In the days following the murder, officers examined Johnson’s body, and determined there were two knife wounds at the base of his brain, indicating that he had been stabbed with a stilleto then struck with an axe. They turned their attention to a 16-year-old boy, Walter Reisenwever, who had been an associate of Johnson’s. It was believed that Reisenwever had set up a date for Johnson, whose wife was still living in Kansas City. Just two weeks prior to the murder, Reisenwever confessed to using an axe to break into a conductor’s way car, which tipped off officers on the case. It was not the first robbery he had committed.

They took Reisenwever to see Johnson’s mangled corpse, where they interviewed him, giving him the “third degree.” However, they were unable to eke out a confession, or any change in his story. They held him in custody, and noted that he seemed nervous. They seized money from Reisenwever, though not nearly enough to account for the money believed to be taken from Johnson.

A reporter from the Alliance-Times Herald at the time worked with officers on an idea to secure a confession from Reisenwever, providing an ink roller from the printing office, a piece of glass and sheets of paper ruled for fingerprinting before approaching a famous detective from Chicago who had just arrived in Alliance to assist with the case.

One week after Johnson was killed, Reisenwever confessed to the murder, pleading guilty to the charge of murdering Johnson in county court. The confession came after a small scar was discovered on Resienwever’s third finger of his right hand. Subjected to a grueling cross examination where he his finger prints were matched to the blood-stained prints on the axe handle, Reisenwever broke down and said, “Yes, I killed Johnson with the axe. I hit him in the back of the head as he passed me on the loading platform, and he fell on his face. He mumbled ‘Jim’ as he fell, but that was all he said.”

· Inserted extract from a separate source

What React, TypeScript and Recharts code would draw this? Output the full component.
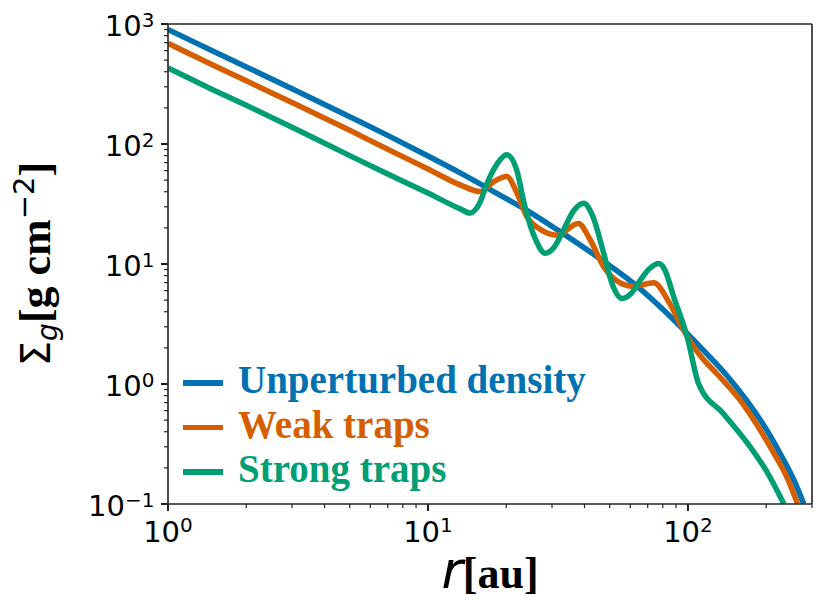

The boy confirmed that he acted alone in murdering Johnson and robbing his corpse, and the commissary. He would not tell officers how much money he had taken, though.

After exiting the commissary, Reisenwever crawled under a string of boxcars in the switching yards to reach the viaduct. There, he told officers, is where he took the money from the purse and placed it under the frame of the viaduct. He crawled through the cars to return to his room at the Nebraska Rooming House, where he remained until he went to work. He told officers that his hands were covered in blood, but that his clothes contained no trace.

Reisenwever told officers that he had waited for Johnson for at least 30 minutes at the platform where he murdered him. He said he saw someone coming down the platform and left the scene, scared. He denied rolling Johnson’s body onto the tracks, however, though he noted he may have done them in excitement and not remembered it clearly. The boy said he needed the money to pay for his board, and that he had not intended to kill Johnson, only to numb him.

Reisenwever’s parents arrived in Alliance to visit him in jail, where he was confronted by his mother. Walter told his parents that he made a false confession to officers after they wore him down with their questioning. Officers reminded Reisenwever that he had told the same story of Johnson’s murder to one of his associates. Reisenwever’s mother assured officers that Walter was making up the story, noting that he had back pay coming to him that would suffice for his debts.

After pleading guilty to second-degree murder, Reisenwever was sentenced to serve life in prison, where he nearly killed another inmate during a baseball game, striking him on the head with a baseball bat in a quarrel over who was up to bat. Multiple times, Reisenwever requested parole, but those requests were denied for several years. About the case, Box Butte County Attorney Penrose Romig said, “It takes more work to keep these criminals in the penitentiary than it does to put them here. If there was ever a case where a criminal should get the limit of the law, this is the one, and yet he will probably be paroled or his sentence lessened if we do not make an objection.” Romig promised to go to Lincoln to share his objections to Reisenwever’s parole in 1929.

In 1941, after spending more time in prison than outside prison in his life, Reisenwever received clemency from the Parole Board and was released after spending 22 years in prison.